The second story is set in the present and is centered on Oly's daughter, Miranda. Nineteen-year-old Miranda does not know Oly is her mother. She lives on a trust fund created by Oly before she gave up her daughter to be raised by nuns. This had been urged by her brother Arty, who was also Miranda's father (not through sexual intercourse, but by the telekinetic powers of Chick, who carried Arty's sperm directly to Oly's ovum). Oly lives in the same rooming house as Miranda so she can "spy" on her. (The rooming house is run by "Crystal" Lil, who is so addled that she doesn't know Oly is her daughter.) Miranda has a special defect of her own, a small tail, which she flaunts at a local fetish strip club. There she meets Mary Lick, who tries to persuade her to have the tail cut off. Lick is a wealthy woman who pays attractive women to get disfiguring operations, ostensibly so they may live up to their potential instead of becoming sex objects; it is implied, however, that Lick's real motivation is to punish them for being more attractive than she is. Oly plans to stop Lick in order to protect her daughter.

==Genesis==
Dunn has said she remembers when she began writing the book in the late '70s, walking to Portland's Washington Park Rose Garden, contemplating nature versus nurture. Her interest in cults also led to elements of the book. She has described the genesis of the book, which took her nearly ten years to write and more than that to publish it, in 1989. She said "All the time I was working on Geek Love, it was like my own private autism."

==Publishing design==
The book's original cover art by Chip Kidd caused a sensation at book conventions when it was introduced in 1989. Its plain, stark orange color and unusual fonts went against conventional design aesthetics. In keeping with the novel's theme of mutation, the lettering of the title employs mutated fonts, and the book's spine sports a five-legged dog, an alteration of the Knopf logo of a Russian wolfhound, that Kidd slipped past the publisher and which was not noticed until after the initial print run.

==Reception and legacy==
The novel was published on March 11, 1989, with an initial printing of 20,000 copies. As of 2014 the book sold more than 400,000 copies, 10,000 of them ebooks.

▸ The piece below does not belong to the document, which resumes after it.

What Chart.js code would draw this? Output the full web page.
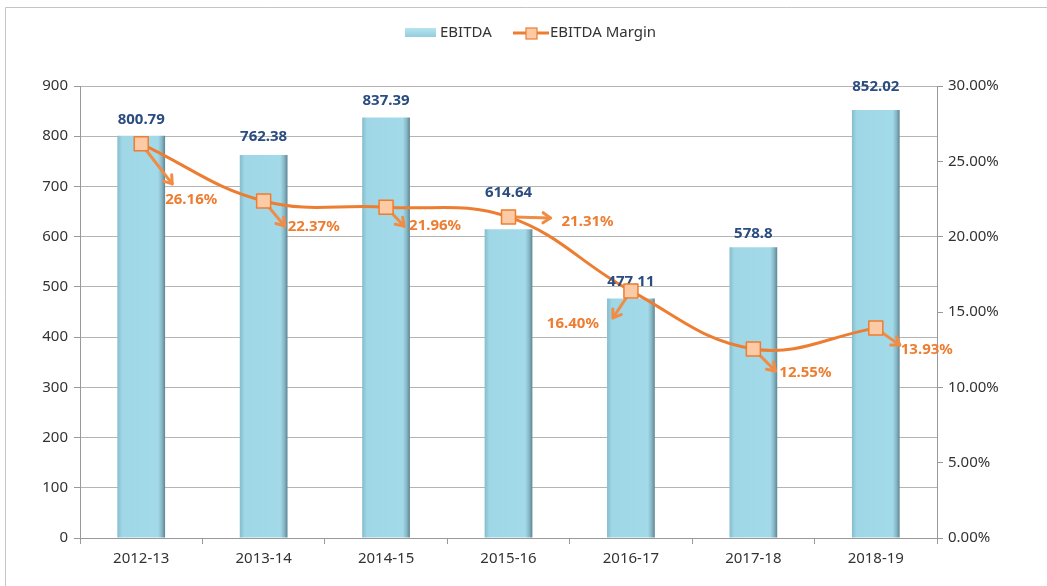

Jim Rose (of the Jim Rose Circus) has said that "Dunn set the table for this whole modern freak-show vibe". Novelist Karen Russell described the prose as "pyrotechnic medium so far removed from our workaday speech that it feels unfair and inaccurate to call that fire-language 'English'".

The novel was a finalist for the National Book Award in 1989.

In 1992, the British band Bang Bang Machine released the single "Geek Love", about the novel. The song topped the John Peel Festive 50 that year.

Tim Burton bought the rights to the book in the 1990s, but there has been no word about it since. In an interview, Dunn stated, "He's got the rights. That's half the battle right there. Though it no longer seems like something he'd do. It's a little too horror for him now in my opinion. Though I would love to see this film get made." The Wachowskis also have expressed interest in adapting it for the screen, and Warner Bros. decided to purchase the adaptation rights "indefinitely".

In January 2004, theatre company Sensurround Stagings in Atlanta, Georgia, produced a well-received stage adaptation of Geek Love. This adaptation was reprised in Atlanta for summer 2004 and then taken to the New York Fringe Festival later that year.